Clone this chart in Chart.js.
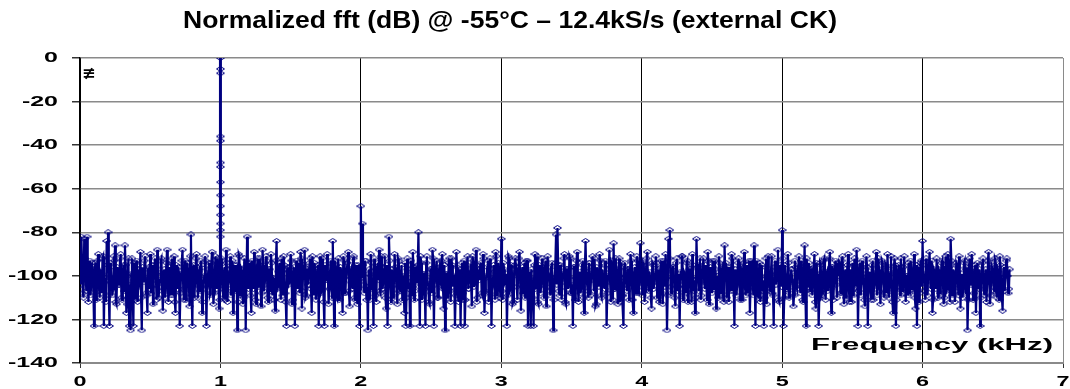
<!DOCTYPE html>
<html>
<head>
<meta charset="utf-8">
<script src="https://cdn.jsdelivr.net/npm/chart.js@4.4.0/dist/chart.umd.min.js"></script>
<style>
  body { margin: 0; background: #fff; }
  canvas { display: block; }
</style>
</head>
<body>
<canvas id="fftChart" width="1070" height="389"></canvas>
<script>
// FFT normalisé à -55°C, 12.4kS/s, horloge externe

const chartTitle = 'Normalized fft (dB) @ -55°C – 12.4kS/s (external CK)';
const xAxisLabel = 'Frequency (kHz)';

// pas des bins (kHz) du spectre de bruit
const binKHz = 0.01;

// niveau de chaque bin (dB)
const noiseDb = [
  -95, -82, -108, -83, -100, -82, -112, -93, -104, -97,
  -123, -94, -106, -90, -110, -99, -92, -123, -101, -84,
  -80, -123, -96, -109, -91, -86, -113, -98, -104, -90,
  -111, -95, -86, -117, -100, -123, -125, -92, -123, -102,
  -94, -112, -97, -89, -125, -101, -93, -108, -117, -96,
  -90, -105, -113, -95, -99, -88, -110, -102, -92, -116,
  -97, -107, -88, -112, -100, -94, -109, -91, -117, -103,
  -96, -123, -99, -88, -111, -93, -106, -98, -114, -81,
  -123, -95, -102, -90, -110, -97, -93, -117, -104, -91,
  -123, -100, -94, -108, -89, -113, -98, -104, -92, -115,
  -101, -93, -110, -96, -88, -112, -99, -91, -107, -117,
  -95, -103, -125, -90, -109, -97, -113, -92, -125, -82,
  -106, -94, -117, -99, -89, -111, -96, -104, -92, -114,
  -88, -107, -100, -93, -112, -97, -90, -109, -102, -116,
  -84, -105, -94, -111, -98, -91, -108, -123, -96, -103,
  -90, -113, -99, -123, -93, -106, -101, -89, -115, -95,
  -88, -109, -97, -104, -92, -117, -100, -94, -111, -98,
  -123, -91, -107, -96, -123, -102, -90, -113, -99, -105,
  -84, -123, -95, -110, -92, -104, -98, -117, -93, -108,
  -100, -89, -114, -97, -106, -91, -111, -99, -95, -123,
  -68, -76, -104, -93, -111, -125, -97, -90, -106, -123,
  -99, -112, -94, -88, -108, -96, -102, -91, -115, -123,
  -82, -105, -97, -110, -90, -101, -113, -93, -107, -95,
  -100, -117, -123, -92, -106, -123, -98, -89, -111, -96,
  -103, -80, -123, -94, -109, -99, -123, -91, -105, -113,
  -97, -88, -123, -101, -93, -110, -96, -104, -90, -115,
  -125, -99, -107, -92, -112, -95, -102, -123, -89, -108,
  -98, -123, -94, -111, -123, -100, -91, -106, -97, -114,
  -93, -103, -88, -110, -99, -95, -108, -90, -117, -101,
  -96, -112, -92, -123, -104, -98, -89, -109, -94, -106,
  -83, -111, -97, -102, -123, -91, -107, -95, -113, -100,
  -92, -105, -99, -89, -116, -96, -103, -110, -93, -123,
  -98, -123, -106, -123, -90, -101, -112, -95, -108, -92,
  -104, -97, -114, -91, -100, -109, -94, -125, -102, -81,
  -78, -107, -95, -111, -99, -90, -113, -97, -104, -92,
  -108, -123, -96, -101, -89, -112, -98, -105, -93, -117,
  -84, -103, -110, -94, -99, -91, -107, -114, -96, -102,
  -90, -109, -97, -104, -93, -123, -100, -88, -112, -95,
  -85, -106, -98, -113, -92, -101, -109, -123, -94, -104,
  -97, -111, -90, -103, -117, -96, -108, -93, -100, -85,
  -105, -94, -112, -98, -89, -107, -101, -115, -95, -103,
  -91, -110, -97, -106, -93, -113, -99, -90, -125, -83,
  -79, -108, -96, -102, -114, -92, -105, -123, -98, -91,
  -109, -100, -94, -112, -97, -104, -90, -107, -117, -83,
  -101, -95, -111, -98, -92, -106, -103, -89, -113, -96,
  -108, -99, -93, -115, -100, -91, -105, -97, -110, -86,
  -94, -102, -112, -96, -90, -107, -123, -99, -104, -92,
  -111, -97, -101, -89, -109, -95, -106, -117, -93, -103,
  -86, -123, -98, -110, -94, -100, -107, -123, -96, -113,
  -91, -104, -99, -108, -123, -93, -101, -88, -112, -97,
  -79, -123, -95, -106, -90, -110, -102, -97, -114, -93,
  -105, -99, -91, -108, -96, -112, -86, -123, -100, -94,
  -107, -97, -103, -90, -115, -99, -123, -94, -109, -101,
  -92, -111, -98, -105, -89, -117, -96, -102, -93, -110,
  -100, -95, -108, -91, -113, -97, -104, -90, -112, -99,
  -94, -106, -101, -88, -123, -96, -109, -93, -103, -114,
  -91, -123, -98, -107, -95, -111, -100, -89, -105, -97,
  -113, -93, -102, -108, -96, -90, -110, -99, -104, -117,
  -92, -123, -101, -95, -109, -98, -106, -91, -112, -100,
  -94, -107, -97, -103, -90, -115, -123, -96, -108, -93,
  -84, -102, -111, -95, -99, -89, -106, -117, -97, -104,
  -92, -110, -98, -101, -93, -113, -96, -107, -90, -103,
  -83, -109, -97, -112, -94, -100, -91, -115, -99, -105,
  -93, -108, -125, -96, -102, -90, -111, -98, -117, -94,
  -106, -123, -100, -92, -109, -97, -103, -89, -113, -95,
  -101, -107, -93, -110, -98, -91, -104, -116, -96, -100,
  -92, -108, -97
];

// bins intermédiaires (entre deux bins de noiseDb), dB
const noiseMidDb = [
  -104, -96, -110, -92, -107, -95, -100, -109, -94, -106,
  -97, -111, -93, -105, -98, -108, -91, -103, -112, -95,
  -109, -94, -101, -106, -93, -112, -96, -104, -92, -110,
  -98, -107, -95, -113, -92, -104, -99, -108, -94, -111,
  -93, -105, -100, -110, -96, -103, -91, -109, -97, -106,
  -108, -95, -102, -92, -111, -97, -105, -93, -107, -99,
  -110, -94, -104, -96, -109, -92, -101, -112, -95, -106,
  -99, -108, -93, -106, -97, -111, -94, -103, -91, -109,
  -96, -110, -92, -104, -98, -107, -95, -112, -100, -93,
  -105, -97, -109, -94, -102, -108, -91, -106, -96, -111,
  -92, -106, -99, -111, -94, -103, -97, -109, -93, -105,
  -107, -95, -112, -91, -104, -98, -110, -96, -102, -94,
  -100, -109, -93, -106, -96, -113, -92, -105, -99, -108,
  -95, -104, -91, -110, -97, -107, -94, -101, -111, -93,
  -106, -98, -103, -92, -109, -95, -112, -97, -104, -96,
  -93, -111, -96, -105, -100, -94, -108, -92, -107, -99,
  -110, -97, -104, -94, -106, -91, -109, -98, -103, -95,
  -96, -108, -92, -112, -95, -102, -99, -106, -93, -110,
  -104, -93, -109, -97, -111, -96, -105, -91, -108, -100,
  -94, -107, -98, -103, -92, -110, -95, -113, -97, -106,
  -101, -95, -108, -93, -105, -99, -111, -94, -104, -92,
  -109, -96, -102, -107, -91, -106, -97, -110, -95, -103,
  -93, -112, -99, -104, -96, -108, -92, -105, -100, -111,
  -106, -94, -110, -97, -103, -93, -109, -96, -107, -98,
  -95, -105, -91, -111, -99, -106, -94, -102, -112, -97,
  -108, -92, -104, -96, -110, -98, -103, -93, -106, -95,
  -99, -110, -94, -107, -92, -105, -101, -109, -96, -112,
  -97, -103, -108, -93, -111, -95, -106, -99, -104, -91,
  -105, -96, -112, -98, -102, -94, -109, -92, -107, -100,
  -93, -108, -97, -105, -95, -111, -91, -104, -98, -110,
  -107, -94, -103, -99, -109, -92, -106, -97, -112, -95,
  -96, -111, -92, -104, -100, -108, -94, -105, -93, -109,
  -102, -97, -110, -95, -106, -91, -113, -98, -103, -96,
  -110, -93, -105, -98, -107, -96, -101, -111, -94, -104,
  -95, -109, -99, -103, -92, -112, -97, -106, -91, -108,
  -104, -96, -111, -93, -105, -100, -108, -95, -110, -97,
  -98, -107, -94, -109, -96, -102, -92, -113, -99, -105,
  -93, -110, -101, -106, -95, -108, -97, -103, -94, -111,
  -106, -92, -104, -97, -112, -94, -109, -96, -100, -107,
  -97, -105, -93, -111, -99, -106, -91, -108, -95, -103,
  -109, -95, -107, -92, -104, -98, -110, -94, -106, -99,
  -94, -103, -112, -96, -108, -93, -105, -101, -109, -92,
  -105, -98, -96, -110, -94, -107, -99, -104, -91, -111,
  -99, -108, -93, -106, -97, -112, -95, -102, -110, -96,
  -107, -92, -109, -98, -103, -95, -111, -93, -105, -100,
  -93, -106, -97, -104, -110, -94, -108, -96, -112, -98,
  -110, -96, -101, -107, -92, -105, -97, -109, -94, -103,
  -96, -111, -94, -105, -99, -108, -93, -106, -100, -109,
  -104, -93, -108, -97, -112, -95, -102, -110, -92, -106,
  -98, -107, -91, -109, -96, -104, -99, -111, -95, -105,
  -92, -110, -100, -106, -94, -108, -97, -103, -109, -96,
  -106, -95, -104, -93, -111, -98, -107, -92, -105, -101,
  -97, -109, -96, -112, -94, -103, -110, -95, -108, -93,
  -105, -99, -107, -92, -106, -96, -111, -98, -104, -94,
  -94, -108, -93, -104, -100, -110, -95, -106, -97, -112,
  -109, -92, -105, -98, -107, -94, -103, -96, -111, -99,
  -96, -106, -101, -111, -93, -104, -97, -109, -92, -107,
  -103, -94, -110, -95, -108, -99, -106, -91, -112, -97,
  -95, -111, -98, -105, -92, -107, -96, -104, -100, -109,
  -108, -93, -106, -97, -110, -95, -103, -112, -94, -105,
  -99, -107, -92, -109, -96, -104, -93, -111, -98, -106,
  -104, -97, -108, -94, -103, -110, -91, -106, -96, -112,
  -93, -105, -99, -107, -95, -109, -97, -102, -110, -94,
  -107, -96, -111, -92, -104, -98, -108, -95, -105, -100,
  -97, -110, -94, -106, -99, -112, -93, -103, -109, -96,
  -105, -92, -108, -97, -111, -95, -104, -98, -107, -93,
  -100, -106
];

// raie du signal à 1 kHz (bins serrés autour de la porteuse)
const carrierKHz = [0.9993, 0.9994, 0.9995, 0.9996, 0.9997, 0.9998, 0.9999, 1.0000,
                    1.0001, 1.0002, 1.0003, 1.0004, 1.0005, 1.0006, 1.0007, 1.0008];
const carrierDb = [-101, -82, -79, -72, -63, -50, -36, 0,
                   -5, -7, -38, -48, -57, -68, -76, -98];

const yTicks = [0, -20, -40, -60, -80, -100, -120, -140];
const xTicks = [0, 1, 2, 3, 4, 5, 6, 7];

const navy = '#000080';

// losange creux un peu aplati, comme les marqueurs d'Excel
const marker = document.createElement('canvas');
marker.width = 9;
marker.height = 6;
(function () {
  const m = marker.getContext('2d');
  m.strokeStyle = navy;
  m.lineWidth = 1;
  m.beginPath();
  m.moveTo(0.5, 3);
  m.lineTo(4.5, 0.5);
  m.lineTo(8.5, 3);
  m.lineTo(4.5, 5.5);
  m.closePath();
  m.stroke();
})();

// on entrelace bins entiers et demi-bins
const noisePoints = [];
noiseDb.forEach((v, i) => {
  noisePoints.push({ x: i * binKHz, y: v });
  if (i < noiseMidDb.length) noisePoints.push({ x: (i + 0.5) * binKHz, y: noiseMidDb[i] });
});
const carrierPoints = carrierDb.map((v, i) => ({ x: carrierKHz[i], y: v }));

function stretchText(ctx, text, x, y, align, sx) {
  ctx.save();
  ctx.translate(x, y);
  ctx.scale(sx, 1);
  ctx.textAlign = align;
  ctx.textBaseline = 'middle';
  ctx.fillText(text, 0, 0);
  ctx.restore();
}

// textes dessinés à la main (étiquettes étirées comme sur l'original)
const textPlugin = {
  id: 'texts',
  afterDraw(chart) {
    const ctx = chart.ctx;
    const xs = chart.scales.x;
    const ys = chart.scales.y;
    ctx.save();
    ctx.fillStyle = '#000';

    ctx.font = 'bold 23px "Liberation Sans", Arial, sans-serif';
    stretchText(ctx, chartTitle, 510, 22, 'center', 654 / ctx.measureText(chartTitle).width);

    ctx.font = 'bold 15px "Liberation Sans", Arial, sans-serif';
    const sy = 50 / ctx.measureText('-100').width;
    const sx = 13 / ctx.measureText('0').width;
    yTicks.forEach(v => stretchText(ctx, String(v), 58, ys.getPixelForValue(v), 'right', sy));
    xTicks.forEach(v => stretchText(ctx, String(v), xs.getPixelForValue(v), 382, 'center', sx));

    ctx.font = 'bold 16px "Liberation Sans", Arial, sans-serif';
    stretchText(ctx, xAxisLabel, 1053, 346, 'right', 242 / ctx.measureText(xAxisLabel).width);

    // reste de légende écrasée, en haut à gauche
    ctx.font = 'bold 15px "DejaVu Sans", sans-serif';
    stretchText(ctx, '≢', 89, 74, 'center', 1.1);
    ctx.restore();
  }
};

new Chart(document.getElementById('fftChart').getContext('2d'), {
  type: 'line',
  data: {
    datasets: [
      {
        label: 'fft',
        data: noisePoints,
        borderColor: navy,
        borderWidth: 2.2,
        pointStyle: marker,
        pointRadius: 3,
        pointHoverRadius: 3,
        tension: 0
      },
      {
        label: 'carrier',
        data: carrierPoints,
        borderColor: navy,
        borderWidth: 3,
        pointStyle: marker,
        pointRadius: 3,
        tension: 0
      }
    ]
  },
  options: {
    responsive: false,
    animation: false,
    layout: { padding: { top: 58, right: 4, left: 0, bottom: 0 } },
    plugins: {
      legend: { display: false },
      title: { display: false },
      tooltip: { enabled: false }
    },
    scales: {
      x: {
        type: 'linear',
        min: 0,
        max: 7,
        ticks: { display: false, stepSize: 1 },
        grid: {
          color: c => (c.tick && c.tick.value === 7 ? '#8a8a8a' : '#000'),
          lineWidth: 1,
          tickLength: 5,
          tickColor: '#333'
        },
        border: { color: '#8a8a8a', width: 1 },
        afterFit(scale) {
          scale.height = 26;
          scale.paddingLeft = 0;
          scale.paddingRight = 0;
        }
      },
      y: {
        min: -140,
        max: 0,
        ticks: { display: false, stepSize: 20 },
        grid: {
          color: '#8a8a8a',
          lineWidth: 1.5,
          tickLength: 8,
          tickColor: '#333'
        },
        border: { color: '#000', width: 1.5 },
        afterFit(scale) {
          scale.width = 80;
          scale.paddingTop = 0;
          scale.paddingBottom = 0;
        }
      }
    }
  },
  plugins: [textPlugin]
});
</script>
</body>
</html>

▶ _Exercise details_: Repeat, exactly and in full, each line from the start of the data to the line that contains "const binKHz = 0.01;". Pictures do not go in.

▶ _Answer to this problem_:
Clone this chart in Chart.js.
<!DOCTYPE html>
<html>
<head>
<meta charset="utf-8">
<script src="https://cdn.jsdelivr.net/npm/chart.js@4.4.0/dist/chart.umd.min.js"></script>
<style>
  body { margin: 0; background: #fff; }
  canvas { display: block; }
</style>
</head>
<body>
<canvas id="fftChart" width="1070" height="389"></canvas>
<script>
// FFT normalisé à -55°C, 12.4kS/s, horloge externe

const chartTitle = 'Normalized fft (dB) @ -55°C – 12.4kS/s (external CK)';
const xAxisLabel = 'Frequency (kHz)';

// pas des bins (kHz) du spectre de bruit
const binKHz = 0.01;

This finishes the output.